* **What to work on**:
Below this line is a set of entries; quote exactly the lines from the line that contains "Clone this chart in seaborn and matplotlib." to the line that contains "saturation=1, linewidth=0, ax=ax)", both lines included.

* **Records for the exercise**:
+--
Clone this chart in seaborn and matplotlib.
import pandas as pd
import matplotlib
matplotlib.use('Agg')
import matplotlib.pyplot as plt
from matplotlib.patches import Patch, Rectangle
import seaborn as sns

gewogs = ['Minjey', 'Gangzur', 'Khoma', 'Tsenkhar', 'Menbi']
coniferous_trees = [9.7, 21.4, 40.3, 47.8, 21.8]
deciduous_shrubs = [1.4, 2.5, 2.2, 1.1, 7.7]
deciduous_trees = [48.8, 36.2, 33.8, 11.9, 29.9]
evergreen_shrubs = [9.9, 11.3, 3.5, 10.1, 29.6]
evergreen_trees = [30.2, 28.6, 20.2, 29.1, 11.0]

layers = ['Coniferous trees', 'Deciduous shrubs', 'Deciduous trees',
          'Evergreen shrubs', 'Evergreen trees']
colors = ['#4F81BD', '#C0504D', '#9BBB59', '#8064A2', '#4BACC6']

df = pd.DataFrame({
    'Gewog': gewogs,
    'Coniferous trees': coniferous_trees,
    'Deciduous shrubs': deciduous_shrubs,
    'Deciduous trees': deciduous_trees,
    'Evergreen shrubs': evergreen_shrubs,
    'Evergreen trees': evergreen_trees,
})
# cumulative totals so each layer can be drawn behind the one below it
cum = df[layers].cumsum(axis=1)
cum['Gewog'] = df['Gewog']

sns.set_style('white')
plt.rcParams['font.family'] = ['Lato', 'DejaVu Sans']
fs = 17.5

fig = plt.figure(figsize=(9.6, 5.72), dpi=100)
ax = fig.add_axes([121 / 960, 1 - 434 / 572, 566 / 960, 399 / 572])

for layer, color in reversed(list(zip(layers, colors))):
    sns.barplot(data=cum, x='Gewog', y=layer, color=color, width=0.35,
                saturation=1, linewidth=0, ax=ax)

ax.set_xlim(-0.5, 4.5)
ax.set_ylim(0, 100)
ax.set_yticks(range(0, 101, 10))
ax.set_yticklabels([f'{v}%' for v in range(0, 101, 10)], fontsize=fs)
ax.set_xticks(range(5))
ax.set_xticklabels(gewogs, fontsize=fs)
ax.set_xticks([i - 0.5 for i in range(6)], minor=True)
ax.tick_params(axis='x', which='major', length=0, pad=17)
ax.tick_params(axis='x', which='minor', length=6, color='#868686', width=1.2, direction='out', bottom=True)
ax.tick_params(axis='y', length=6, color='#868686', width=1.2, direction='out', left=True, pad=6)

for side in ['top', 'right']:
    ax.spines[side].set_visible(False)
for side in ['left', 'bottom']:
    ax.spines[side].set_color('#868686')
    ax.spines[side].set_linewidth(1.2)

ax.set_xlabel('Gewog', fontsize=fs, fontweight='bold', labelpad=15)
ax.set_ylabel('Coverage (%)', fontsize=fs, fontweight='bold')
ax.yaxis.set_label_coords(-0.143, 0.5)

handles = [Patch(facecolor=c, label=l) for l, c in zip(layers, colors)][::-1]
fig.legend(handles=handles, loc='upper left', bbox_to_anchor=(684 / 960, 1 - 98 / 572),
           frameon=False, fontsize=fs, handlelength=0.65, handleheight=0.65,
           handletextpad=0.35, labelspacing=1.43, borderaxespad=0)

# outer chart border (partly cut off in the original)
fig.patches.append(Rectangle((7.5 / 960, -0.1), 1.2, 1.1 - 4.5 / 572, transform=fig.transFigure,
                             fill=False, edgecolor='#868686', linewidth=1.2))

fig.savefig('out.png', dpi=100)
+--
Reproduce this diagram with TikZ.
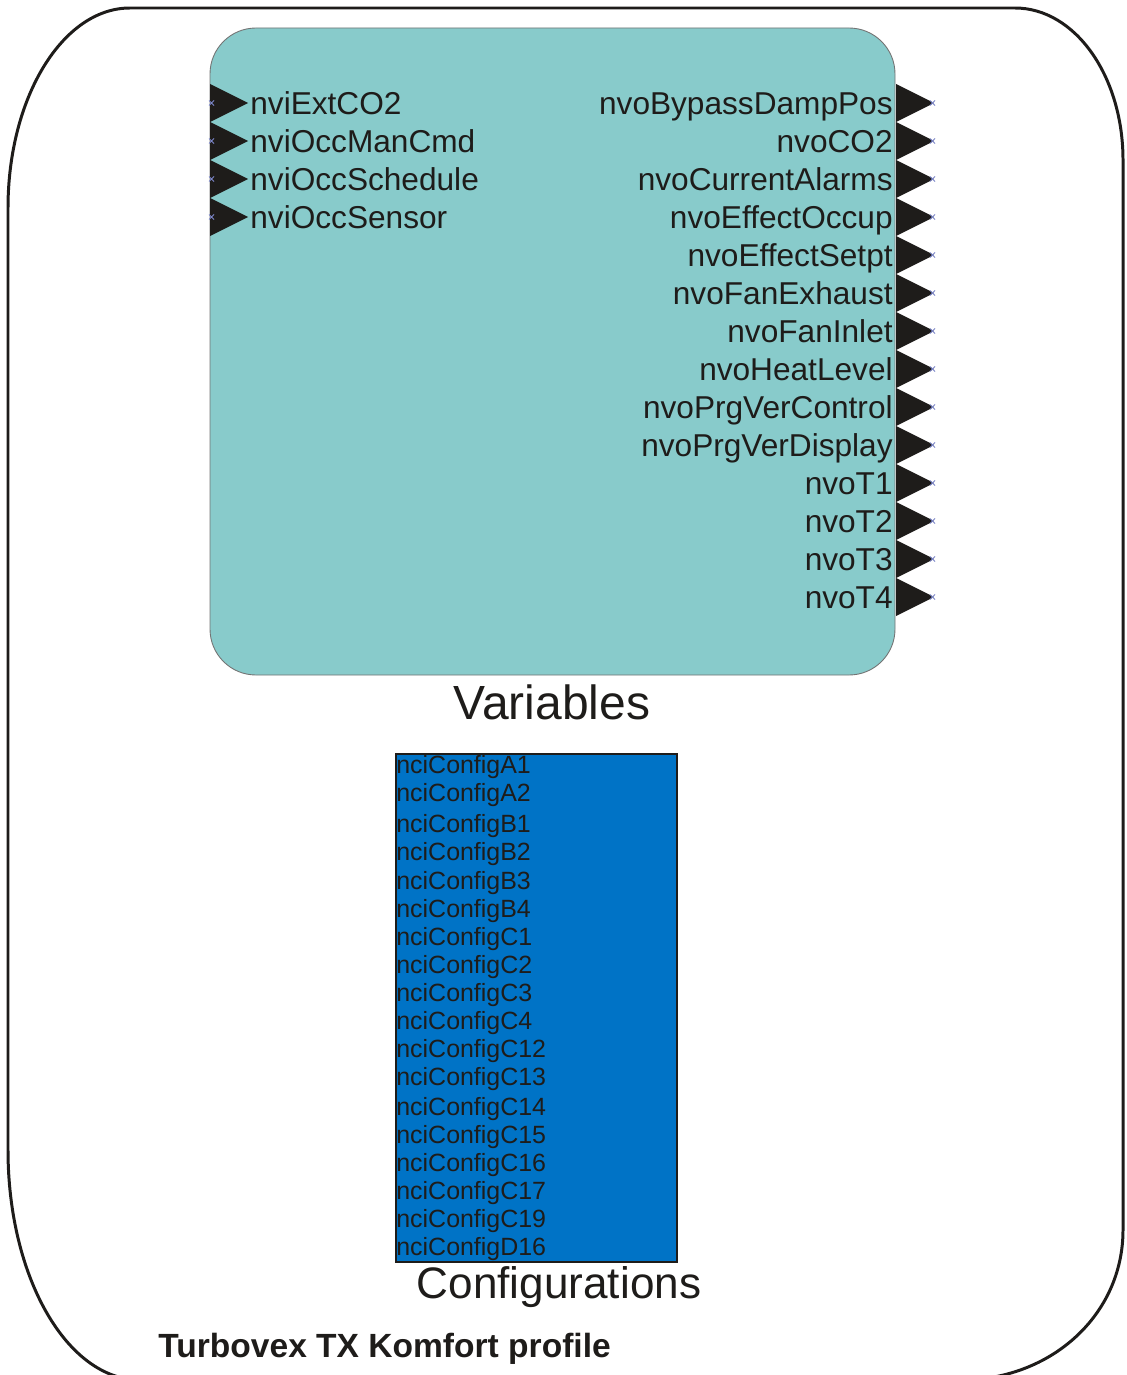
+--
* **Correct response**:
Clone this chart in seaborn and matplotlib.
import pandas as pd
import matplotlib
matplotlib.use('Agg')
import matplotlib.pyplot as plt
from matplotlib.patches import Patch, Rectangle
import seaborn as sns

gewogs = ['Minjey', 'Gangzur', 'Khoma', 'Tsenkhar', 'Menbi']
coniferous_trees = [9.7, 21.4, 40.3, 47.8, 21.8]
deciduous_shrubs = [1.4, 2.5, 2.2, 1.1, 7.7]
deciduous_trees = [48.8, 36.2, 33.8, 11.9, 29.9]
evergreen_shrubs = [9.9, 11.3, 3.5, 10.1, 29.6]
evergreen_trees = [30.2, 28.6, 20.2, 29.1, 11.0]

layers = ['Coniferous trees', 'Deciduous shrubs', 'Deciduous trees',
          'Evergreen shrubs', 'Evergreen trees']
colors = ['#4F81BD', '#C0504D', '#9BBB59', '#8064A2', '#4BACC6']

df = pd.DataFrame({
    'Gewog': gewogs,
    'Coniferous trees': coniferous_trees,
    'Deciduous shrubs': deciduous_shrubs,
    'Deciduous trees': deciduous_trees,
    'Evergreen shrubs': evergreen_shrubs,
    'Evergreen trees': evergreen_trees,
})
# cumulative totals so each layer can be drawn behind the one below it
cum = df[layers].cumsum(axis=1)
cum['Gewog'] = df['Gewog']

sns.set_style('white')
plt.rcParams['font.family'] = ['Lato', 'DejaVu Sans']
fs = 17.5

fig = plt.figure(figsize=(9.6, 5.72), dpi=100)
ax = fig.add_axes([121 / 960, 1 - 434 / 572, 566 / 960, 399 / 572])

for layer, color in reversed(list(zip(layers, colors))):
    sns.barplot(data=cum, x='Gewog', y=layer, color=color, width=0.35,
                saturation=1, linewidth=0, ax=ax)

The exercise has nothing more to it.